The 46 teams whose proposals were selected for the competition participated in a series of design reviews that mirrored the NASA engineering design lifecycle. Before their full-scale and payload demonstration flights in March at the Mojave Desert Advanced Rocket Society (MDARS) site in Mojave, the team completed a sub-scale flight in December. Teams also had to analyze payload and flight data during a post-launch review.
This year, the payload mission was a lander that deployed from the rocket during descent. The lander was required to land upright or contain a system to upright itself, take a 360-degree panoramic image of the location, and transmit the image back to the team.
The co-leads said one of the best things about Long Beach Rocketry is new members can join, knowing nothing about rocketry or manufacturing, and be taught by veteran members, and grow as engineers and students.

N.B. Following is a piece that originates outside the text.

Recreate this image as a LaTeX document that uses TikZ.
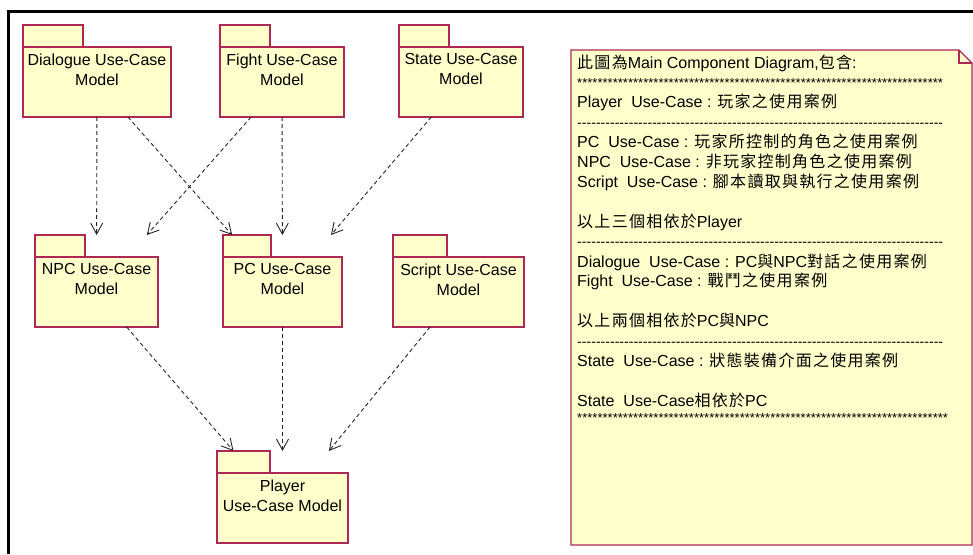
\documentclass[tikz,border=0pt]{standalone}
\usepackage{fontspec}
\setmainfont{Liberation Sans}
\newfontfamily\cjkfont[LetterSpace=8]{Noto Sans CJK TC}
\usetikzlibrary{arrows.meta}

\newcommand{\cj}[1]{{\cjkfont #1}}
% row of repeated characters filling a given width
\newcommand{\fillrow}[3]{{\fontsize{#1}{#1}\selectfont\hbox to #2pt{\xleaders\hbox{#3}\hfill}}}

\definecolor{pkgline}{RGB}{175,40,85}
\definecolor{pkgfill}{RGB}{255,255,204}

% UML package: name, left x, tab top y, tab width, body width, label
\newcommand{\umlpkg}[6]{%
  \node[pkgtab, minimum width=#4pt, anchor=north west] (#1-tab) at (#2,#3) {};
  \node[pkgbody, minimum width=#5pt, anchor=north west] (#1) at (#2,#3+22) {};
  \node[pkghit, minimum width=#5pt] (#1-in) at (#1.center) {};
  \node[pkgtext, anchor=north] (#1-txt) at ([yshift=-6.5pt]#1.north) {#6};
}

\begin{document}
\begin{tikzpicture}[x=1pt,y=-1pt,
  pkgtab/.style={draw=pkgline, fill=pkgfill, line width=1.2pt, minimum height=22pt, inner sep=0pt, outer sep=0pt},
  pkgbody/.style={draw=pkgline, fill=pkgfill, line width=1.2pt, minimum height=70pt, inner sep=0pt, outer sep=0pt},
  pkghit/.style={draw=none, fill=none, minimum height=114pt, inner sep=0pt, outer sep=0pt},
  pkgtext/.style={align=center, inner sep=0pt, font=\fontsize{16}{20}\selectfont},
  dep/.style={draw=black!85, line width=0.9pt, dash pattern=on 4pt off 3pt,
    -{Straight Barb[length=11pt,width=12pt]}},
  notebox/.style={draw=pkgline, fill=pkgfill, line width=1.2pt, line join=miter},
  notetext/.style={anchor=base west, inner sep=0pt, font=\fontsize{16}{19}\selectfont}]

\useasboundingbox (0,0) rectangle (973,554);
\fill[white] (0,0) rectangle (973,554);

% diagram frame
\draw[line width=2.6pt] (8.7,554) -- (8.7,11.3) -- (973,11.3);

% packages
\umlpkg{dlg}{23}{25}{60}{148}{Dialogue Use-Case\\Model}
\umlpkg{fight}{220}{25}{50}{124}{Fight Use-Case\\Model}
\umlpkg{state}{399}{25}{50}{124}{State Use-Case\\Model}
\umlpkg{npc}{35}{235}{50}{123}{NPC Use-Case\\Model}
\umlpkg{pc}{223}{235}{48}{119}{PC Use-Case\\Model}
\umlpkg{script}{393}{235}{54}{131}{Script Use-Case\\Model}
\umlpkg{player}{217}{451}{53}{131}{Player\\Use-Case Model}

% dependencies
\draw[dep] (dlg) -- (npc-in);
\draw[dep] (dlg) -- (pc-in);
\draw[dep] (fight) -- (npc-in);
\draw[dep] (fight) -- (pc-in);
\draw[dep] (state) -- (pc-in);
\draw[dep] (npc) -- (player-in);
\draw[dep] (pc) -- (player-in);
\draw[dep] (script) -- (player-in);

% note with folded corner
\draw[notebox] (571,50) -- (959,50) -- (972,63) -- (972,545) -- (571,545) -- cycle;
\draw[notebox, fill=none] (959,50) -- (959,63) -- (972,63);

\node[notetext] (n1) at (577,68) {\cj{此圖為}Main Component Diagram,\cj{包含}:};
\node[notetext] (n2) at (577,87) {\fillrow{13}{366}{*}};
\node[notetext] (n3) at (577,107.8) {Player\ \ Use-Case : \cj{玩家之使用案例}};
\node[notetext] (n4) at (577,127.7) {\fillrow{14}{366}{-}};
\node[notetext] (n5) at (577,147.6) {PC\ \ Use-Case : \cj{玩家所控制的角色之使用案例}};
\node[notetext] (n6) at (577,167.5) {NPC\ \ Use-Case : \cj{非玩家控制角色之使用案例}};
\node[notetext] (n7) at (577,187.4) {Script\ \ Use-Case : \cj{腳本讀取與執行之使用案例}};
\node[notetext] (n9) at (577,227.2) {\cj{以上三個相依於}Player};
\node[notetext] (n10) at (577,246) {\fillrow{14}{366}{-}};
\node[notetext] (n11) at (577,267) {Dialogue\ \ Use-Case : PC\cj{與}NPC\cj{對話之使用案例}};
\node[notetext] (n12) at (577,286.9) {Fight\ \ Use-Case : \cj{戰鬥之使用案例}};
\node[notetext] (n14) at (577,326.7) {\cj{以上兩個相依於}PC\cj{與}NPC};
\node[notetext] (n15) at (577,346) {\fillrow{14}{366}{-}};
\node[notetext] (n16) at (577,366.5) {State\ \ Use-Case : \cj{狀態裝備介面之使用案例}};
\node[notetext] (n18) at (577,406.3) {State\ \ Use-Case\cj{相依於}PC};
\node[notetext] (n19) at (577,422) {\fillrow{13}{371}{*}};
\end{tikzpicture}
\end{document}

Other LBR team members are listed below:
- Business Team—Oscar Sanchez-Vazquez (Lead), Jorge Anaya Jr., Mekhi Hart Dela Cruz, Omar Guillen, and Julian Saldana.
- Manufacturing Team—Steve Maldonado (Lead), Susan Huang, Matt Lemus, Izzy Morales, Minh Nguyen, Floran Villa, Raam Patel, and Samantha Sany.
- Mentors—Lynn Le and Rick Maschek.
- Payload Team—Garrett Walton (PJS Payload Lead), Kyle Serrano (UAS Payload Lead), Bryce Derring, Grayson Galisky, Rani Hanna, Aramis Kelkelyan, Carlos Lopez, and Josias Navasca.
- Recovery Team—Alejos Jalyssa (Lead), Zohair Khan (Lead), Juan Rodriguez, Kai Schaeffer, and Bennet Weiss.
- Safety Officer—Danetti Martino
- Structures Team—Thomas Pham (Lead), Thomas Nguyen, and Ari Zapata.